Cameroon is a republic with more than 250 different ethnic groups and two main languages, French and English. According to Mahamat Bahar, a local customary chief, conflicts between farmers, herders, and fishers have always existed but the reason the violence was deadlier this time was that the local population armed themselves with firearms to protect themselves against Boko Haram. Human Rights Watch has reported that the armed jihadist group has killed at least 80 civilians and looted hundreds of homes in the Far North Region between December 2020 and April 2021. Moreover, they claim that Cameroon’s Far North Region (located between Nigeria and Chad) is increasingly becoming the epicenter for Boko Haram’s violence and that the group is “waging a war on the people of Cameroon.” Militant groups connected to ISIS have also become active in the region. Groups like these have previously utilized ethnic conflict to gain more recruits.
The Far North is one of the regions in Cameroon where the population is increasingly suffering food insecurity. This is partly due to an influx of refugees, internally displaced people, and rising Boko Haram violence. The Far North Region has also suffered floods. According to the International Committee of the Red Cross, in last year’s flood, about 70 percent of the region’s sorghum, bean, and rice was destroyed. The violence last week started because of a disagreement over water sources, according to the region’s governor Midjiyawa Bakari. The fishermen created dikes to enable their fishing in an area at the Logone river, where the herders usually had their cattle drink water. The Logone part of the Lake Chad Basin lost 70 percent of its water within the past 50 years, according to Lake Chad Basin Commission. The herders were angry because their cattle were falling into the holes. During this time of food insecurity when farming is difficult, both fishery and animal husbandry are critical sources of food.

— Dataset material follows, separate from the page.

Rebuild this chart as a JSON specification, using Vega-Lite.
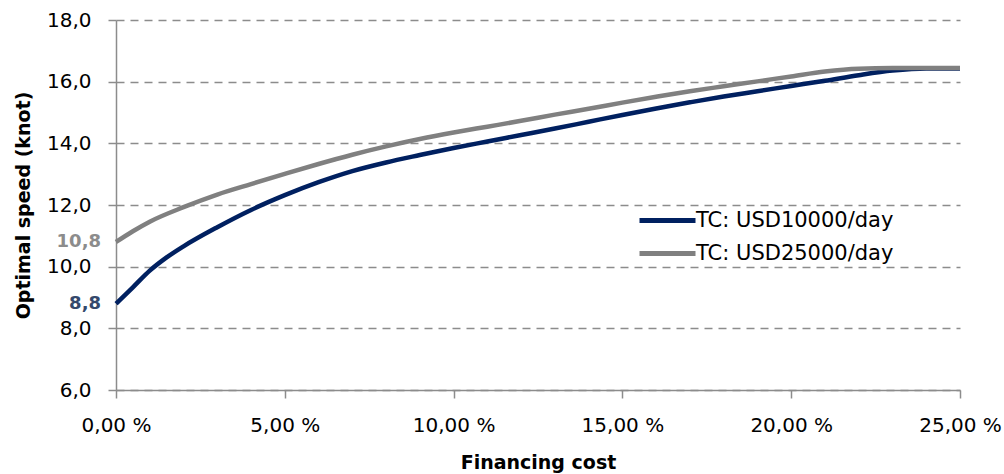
{
  "$schema": "https://vega.github.io/schema/vega-lite/v6.json",
  "width": 844,
  "height": 370,
  "autosize": {"type": "none"},
  "padding": {"left": 116, "top": 20, "right": 44, "bottom": 84},
  "background": "white",
  "config": {
    "view": {"stroke": null},
    "font": "DejaVu Sans",
    "axis": {"labelFont": "DejaVu Sans", "titleFont": "DejaVu Sans"}
  },
  "datasets": {
    "curves": [
      {"series": "TC: USD10000/day", "cost": 0, "speed": 8.8},
      {"series": "TC: USD10000/day", "cost": 0.5, "speed": 9.33},
      {"series": "TC: USD10000/day", "cost": 1, "speed": 9.87},
      {"series": "TC: USD10000/day", "cost": 1.5, "speed": 10.3},
      {"series": "TC: USD10000/day", "cost": 2, "speed": 10.66},
      {"series": "TC: USD10000/day", "cost": 3, "speed": 11.28},
      {"series": "TC: USD10000/day", "cost": 4, "speed": 11.84},
      {"series": "TC: USD10000/day", "cost": 5, "speed": 12.32},
      {"series": "TC: USD10000/day", "cost": 6, "speed": 12.74},
      {"series": "TC: USD10000/day", "cost": 7, "speed": 13.1},
      {"series": "TC: USD10000/day", "cost": 8, "speed": 13.38},
      {"series": "TC: USD10000/day", "cost": 9, "speed": 13.62},
      {"series": "TC: USD10000/day", "cost": 10, "speed": 13.85},
      {"series": "TC: USD10000/day", "cost": 11, "speed": 14.06},
      {"series": "TC: USD10000/day", "cost": 12, "speed": 14.27},
      {"series": "TC: USD10000/day", "cost": 13, "speed": 14.48},
      {"series": "TC: USD10000/day", "cost": 14, "speed": 14.7},
      {"series": "TC: USD10000/day", "cost": 15, "speed": 14.92},
      {"series": "TC: USD10000/day", "cost": 16, "speed": 15.13},
      {"series": "TC: USD10000/day", "cost": 17, "speed": 15.33},
      {"series": "TC: USD10000/day", "cost": 18, "speed": 15.52},
      {"series": "TC: USD10000/day", "cost": 19, "speed": 15.69},
      {"series": "TC: USD10000/day", "cost": 20, "speed": 15.86},
      {"series": "TC: USD10000/day", "cost": 21, "speed": 16.03},
      {"series": "TC: USD10000/day", "cost": 22, "speed": 16.21},
      {"series": "TC: USD10000/day", "cost": 23, "speed": 16.36},
      {"series": "TC: USD10000/day", "cost": 24, "speed": 16.43},
      {"series": "TC: USD10000/day", "cost": 25, "speed": 16.43},
      {"series": "TC: USD25000/day", "cost": 0, "speed": 10.8},
      {"series": "TC: USD25000/day", "cost": 0.5, "speed": 11.15},
      {"series": "TC: USD25000/day", "cost": 1, "speed": 11.46},
      {"series": "TC: USD25000/day", "cost": 2, "speed": 11.93},
      {"series": "TC: USD25000/day", "cost": 3, "speed": 12.34},
      {"series": "TC: USD25000/day", "cost": 4, "speed": 12.68},
      {"series": "TC: USD25000/day", "cost": 5, "speed": 13.01},
      {"series": "TC: USD25000/day", "cost": 6, "speed": 13.33},
      {"series": "TC: USD25000/day", "cost": 7, "speed": 13.63},
      {"series": "TC: USD25000/day", "cost": 8, "speed": 13.9},
      {"series": "TC: USD25000/day", "cost": 9, "speed": 14.14},
      {"series": "TC: USD25000/day", "cost": 10, "speed": 14.35},
      {"series": "TC: USD25000/day", "cost": 11, "speed": 14.54},
      {"series": "TC: USD25000/day", "cost": 12, "speed": 14.73},
      {"series": "TC: USD25000/day", "cost": 13, "speed": 14.93},
      {"series": "TC: USD25000/day", "cost": 14, "speed": 15.12},
      {"series": "TC: USD25000/day", "cost": 15, "speed": 15.32},
      {"series": "TC: USD25000/day", "cost": 16, "speed": 15.51},
      {"series": "TC: USD25000/day", "cost": 17, "speed": 15.69},
      {"series": "TC: USD25000/day", "cost": 18, "speed": 15.85},
      {"series": "TC: USD25000/day", "cost": 19, "speed": 16.01},
      {"series": "TC: USD25000/day", "cost": 20, "speed": 16.17},
      {"series": "TC: USD25000/day", "cost": 21, "speed": 16.33},
      {"series": "TC: USD25000/day", "cost": 22, "speed": 16.42},
      {"series": "TC: USD25000/day", "cost": 23, "speed": 16.44},
      {"series": "TC: USD25000/day", "cost": 24, "speed": 16.44},
      {"series": "TC: USD25000/day", "cost": 25, "speed": 16.44}
    ],
    "labels": [
      {"series": "TC: USD10000/day", "cost": 0, "speed": 8.8, "label": "8,8"},
      {"series": "TC: USD25000/day", "cost": 0, "speed": 10.8, "label": "10,8"}
    ]
  },
  "layer": [
    {
      "data": {"name": "curves"},
      "mark": {"type": "line", "strokeWidth": 4.5, "interpolate": "monotone", "clip": false},
      "encoding": {
        "x": {
          "field": "cost", "type": "quantitative",
          "scale": {"domain": [0, 25], "nice": false, "zero": false},
          "axis": {
            "values": [0, 5, 10, 15, 20, 25],
            "labelExpr": "replace(format(datum.value, '.2f'), '.', ',') + ' %'",
            "title": "Financing cost",
            "titleFontSize": 19, "titleFontWeight": "bold", "titleColor": "#000",
            "titleX": 422, "titleY": 78, "titleBaseline": "alphabetic", "titleAlign": "center",
            "labelFontSize": 20, "labelColor": "#000", "labelPadding": 17,
            "grid": false,
            "domainColor": "#8c8c8c", "domainWidth": 1.5,
            "tickColor": "#8c8c8c", "tickWidth": 1.5, "tickSize": 8,
            "labelFlush": false
          }
        },
        "y": {
          "field": "speed", "type": "quantitative",
          "scale": {"domain": [6, 18], "nice": false, "zero": false},
          "axis": {
            "values": [6, 8, 10, 12, 14, 16, 18],
            "labelExpr": "replace(format(datum.value, '.1f'), '.', ',')",
            "title": "Optimal speed (knot)",
            "titleFontSize": 19, "titleFontWeight": "bold", "titleColor": "#000",
            "titleAngle": -90, "titleX": -93, "titleY": 185, "titleBaseline": "middle", "titleAlign": "center",
            "labelFontSize": 20, "labelColor": "#000", "labelPadding": 17,
            "grid": true, "gridColor": "#8c8c8c", "gridDash": [8, 6], "gridWidth": 1.5,
            "domainColor": "#8c8c8c", "domainWidth": 1.5,
            "tickColor": "#8c8c8c", "tickWidth": 1.5, "tickSize": 8,
            "labelFlush": false
          }
        },
        "color": {
          "field": "series", "type": "nominal",
          "scale": {"domain": ["TC: USD10000/day", "TC: USD25000/day"], "range": ["#002060", "#808080"]},
          "legend": {
            "title": null,
            "orient": "none",
            "legendX": 549,
            "legendY": 184,
            "padding": 0,
            "symbolType": "M-3,0H1",
            "symbolSize": 784,
            "symbolStrokeWidth": 5,
            "labelFontSize": 21,
            "labelColor": "#000",
            "labelOffset": -2,
            "labelLimit": 400,
            "rowPadding": 6
          }
        }
      }
    },
    {
      "data": {"name": "labels"},
      "mark": {"type": "text", "align": "right", "baseline": "middle", "dx": -15, "fontSize": 18, "fontWeight": "bold"},
      "encoding": {
        "x": {"field": "cost", "type": "quantitative"},
        "y": {"field": "speed", "type": "quantitative"},
        "text": {"field": "label"},
        "color": {
          "condition": {"test": "datum.series == 'TC: USD10000/day'", "value": "#34496c"},
          "value": "#8c8c8c"
        }
      }
    }
  ]
}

The government is using multiple channels to try to establish peace in the area. The state has reportedly urged traditional rulers and local authorities to calm the situation down. Moreover, troops have been deployed into the area. The Cameroonian President Paul Biya has also sent a delegation led by Bakari to Kousseri. Bakari told the news site Xinhua, “The situation is calm and stable but the tension is still very high.” However, if the government wants the peacebuilding attempts to last, they will have to more directly address threats from Boko Haram, ethnic tension, and food insecurity.